**Instructions for the task**.
Copy exactly the lines from the beginning of the data down to and including the line holding "[0.01, 0.1, 1].forEach(d", without any pictures.

*-*-*

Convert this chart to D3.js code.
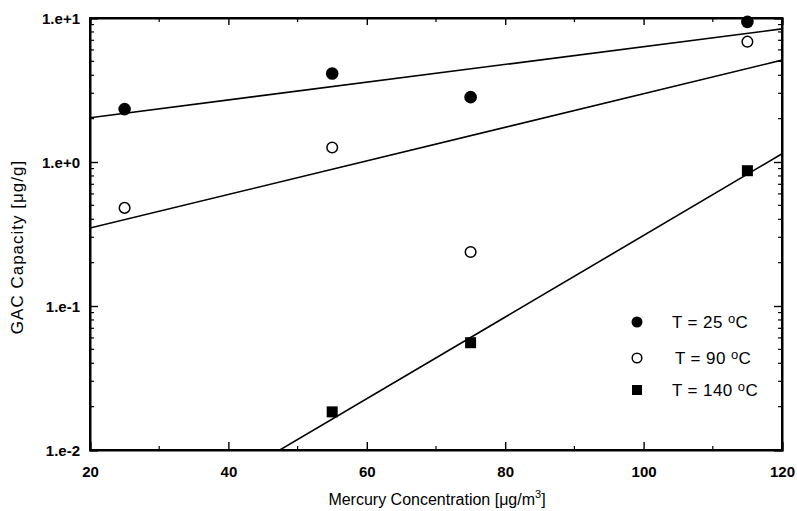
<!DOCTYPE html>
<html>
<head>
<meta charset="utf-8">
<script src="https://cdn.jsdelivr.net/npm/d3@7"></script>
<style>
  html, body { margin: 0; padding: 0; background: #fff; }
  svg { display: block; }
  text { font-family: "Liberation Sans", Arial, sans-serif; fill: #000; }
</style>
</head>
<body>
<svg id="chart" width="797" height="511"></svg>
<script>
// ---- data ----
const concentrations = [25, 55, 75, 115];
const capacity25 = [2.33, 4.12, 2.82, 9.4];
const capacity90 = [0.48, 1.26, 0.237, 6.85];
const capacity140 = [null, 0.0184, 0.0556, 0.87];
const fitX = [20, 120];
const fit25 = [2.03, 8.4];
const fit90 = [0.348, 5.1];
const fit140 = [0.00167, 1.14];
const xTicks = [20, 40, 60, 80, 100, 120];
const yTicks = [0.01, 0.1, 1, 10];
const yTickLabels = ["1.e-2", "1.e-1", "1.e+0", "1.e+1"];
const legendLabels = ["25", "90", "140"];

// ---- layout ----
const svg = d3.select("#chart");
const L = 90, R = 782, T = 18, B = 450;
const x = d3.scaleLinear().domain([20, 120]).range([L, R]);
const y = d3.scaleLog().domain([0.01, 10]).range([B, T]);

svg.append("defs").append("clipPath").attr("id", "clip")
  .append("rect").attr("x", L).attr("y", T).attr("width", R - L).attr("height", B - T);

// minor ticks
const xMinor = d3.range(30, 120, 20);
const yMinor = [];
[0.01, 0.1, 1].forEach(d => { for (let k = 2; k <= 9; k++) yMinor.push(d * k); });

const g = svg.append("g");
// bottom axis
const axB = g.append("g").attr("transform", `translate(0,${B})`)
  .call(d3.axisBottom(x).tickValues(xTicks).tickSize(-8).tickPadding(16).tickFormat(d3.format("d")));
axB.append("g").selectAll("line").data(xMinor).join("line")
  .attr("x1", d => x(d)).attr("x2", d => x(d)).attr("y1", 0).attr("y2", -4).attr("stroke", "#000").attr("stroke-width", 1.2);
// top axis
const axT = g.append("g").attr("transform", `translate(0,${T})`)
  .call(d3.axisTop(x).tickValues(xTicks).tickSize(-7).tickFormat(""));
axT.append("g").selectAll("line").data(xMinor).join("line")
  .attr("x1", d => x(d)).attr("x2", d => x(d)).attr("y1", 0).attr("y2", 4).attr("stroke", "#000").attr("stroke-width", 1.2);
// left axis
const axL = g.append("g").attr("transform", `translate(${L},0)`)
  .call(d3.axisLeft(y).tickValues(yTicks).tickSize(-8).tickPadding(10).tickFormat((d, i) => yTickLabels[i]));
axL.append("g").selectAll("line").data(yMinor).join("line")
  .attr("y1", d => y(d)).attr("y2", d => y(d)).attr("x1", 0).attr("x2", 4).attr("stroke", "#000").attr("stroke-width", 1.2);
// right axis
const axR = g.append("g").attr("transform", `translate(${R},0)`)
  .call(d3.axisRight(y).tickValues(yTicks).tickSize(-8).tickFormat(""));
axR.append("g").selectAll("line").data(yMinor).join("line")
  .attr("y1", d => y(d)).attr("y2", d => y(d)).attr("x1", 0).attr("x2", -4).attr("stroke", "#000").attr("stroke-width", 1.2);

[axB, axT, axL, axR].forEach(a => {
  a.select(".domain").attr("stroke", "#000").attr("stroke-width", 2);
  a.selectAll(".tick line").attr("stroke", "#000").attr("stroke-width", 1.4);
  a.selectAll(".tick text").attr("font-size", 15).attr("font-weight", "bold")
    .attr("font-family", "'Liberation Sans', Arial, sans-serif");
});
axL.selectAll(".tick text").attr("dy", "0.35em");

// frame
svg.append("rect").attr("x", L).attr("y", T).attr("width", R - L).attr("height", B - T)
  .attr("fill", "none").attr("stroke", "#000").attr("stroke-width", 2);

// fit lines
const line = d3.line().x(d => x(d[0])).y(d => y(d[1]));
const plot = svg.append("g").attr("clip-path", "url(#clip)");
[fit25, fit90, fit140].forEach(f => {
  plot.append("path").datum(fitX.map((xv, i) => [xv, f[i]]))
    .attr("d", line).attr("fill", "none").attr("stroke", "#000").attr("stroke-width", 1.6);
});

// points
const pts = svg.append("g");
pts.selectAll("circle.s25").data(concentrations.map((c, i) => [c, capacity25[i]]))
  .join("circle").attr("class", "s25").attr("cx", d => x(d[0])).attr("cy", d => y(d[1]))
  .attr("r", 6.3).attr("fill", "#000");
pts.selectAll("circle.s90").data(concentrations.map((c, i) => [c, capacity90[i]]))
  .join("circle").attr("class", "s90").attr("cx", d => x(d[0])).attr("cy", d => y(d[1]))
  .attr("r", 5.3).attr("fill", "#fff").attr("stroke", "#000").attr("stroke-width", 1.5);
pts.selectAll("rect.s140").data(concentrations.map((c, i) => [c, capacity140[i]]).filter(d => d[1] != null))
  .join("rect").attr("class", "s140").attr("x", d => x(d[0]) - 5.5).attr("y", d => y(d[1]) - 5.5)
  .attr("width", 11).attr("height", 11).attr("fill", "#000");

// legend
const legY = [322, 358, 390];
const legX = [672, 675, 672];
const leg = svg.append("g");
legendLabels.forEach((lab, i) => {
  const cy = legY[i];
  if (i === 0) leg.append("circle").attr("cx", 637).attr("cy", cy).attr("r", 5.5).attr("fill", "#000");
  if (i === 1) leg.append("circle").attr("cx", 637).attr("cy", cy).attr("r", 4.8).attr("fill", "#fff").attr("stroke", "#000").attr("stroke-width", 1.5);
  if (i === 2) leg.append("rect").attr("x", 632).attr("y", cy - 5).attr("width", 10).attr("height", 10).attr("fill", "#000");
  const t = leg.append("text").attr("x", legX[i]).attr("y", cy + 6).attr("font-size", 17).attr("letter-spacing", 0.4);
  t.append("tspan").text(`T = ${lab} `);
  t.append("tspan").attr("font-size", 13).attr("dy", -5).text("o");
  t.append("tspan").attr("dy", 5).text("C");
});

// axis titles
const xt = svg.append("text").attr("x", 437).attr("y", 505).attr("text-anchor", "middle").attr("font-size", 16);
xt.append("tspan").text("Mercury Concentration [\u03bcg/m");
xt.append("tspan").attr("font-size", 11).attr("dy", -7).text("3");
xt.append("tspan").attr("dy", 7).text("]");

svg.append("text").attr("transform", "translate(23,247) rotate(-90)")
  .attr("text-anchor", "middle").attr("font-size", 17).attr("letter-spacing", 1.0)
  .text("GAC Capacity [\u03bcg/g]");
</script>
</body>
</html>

*-*-*

**Answer to the problem**.
Convert this chart to D3.js code.
<!DOCTYPE html>
<html>
<head>
<meta charset="utf-8">
<script src="https://cdn.jsdelivr.net/npm/d3@7"></script>
<style>
  html, body { margin: 0; padding: 0; background: #fff; }
  svg { display: block; }
  text { font-family: "Liberation Sans", Arial, sans-serif; fill: #000; }
</style>
</head>
<body>
<svg id="chart" width="797" height="511"></svg>
<script>
// ---- data ----
const concentrations = [25, 55, 75, 115];
const capacity25 = [2.33, 4.12, 2.82, 9.4];
const capacity90 = [0.48, 1.26, 0.237, 6.85];
const capacity140 = [null, 0.0184, 0.0556, 0.87];
const fitX = [20, 120];
const fit25 = [2.03, 8.4];
const fit90 = [0.348, 5.1];
const fit140 = [0.00167, 1.14];
const xTicks = [20, 40, 60, 80, 100, 120];
const yTicks = [0.01, 0.1, 1, 10];
const yTickLabels = ["1.e-2", "1.e-1", "1.e+0", "1.e+1"];
const legendLabels = ["25", "90", "140"];

// ---- layout ----
const svg = d3.select("#chart");
const L = 90, R = 782, T = 18, B = 450;
const x = d3.scaleLinear().domain([20, 120]).range([L, R]);
const y = d3.scaleLog().domain([0.01, 10]).range([B, T]);

svg.append("defs").append("clipPath").attr("id", "clip")
  .append("rect").attr("x", L).attr("y", T).attr("width", R - L).attr("height", B - T);

// minor ticks
const xMinor = d3.range(30, 120, 20);
const yMinor = [];
[0.01, 0.1, 1].forEach(d => { for (let k = 2; k <= 9; k++) yMinor.push(d * k); });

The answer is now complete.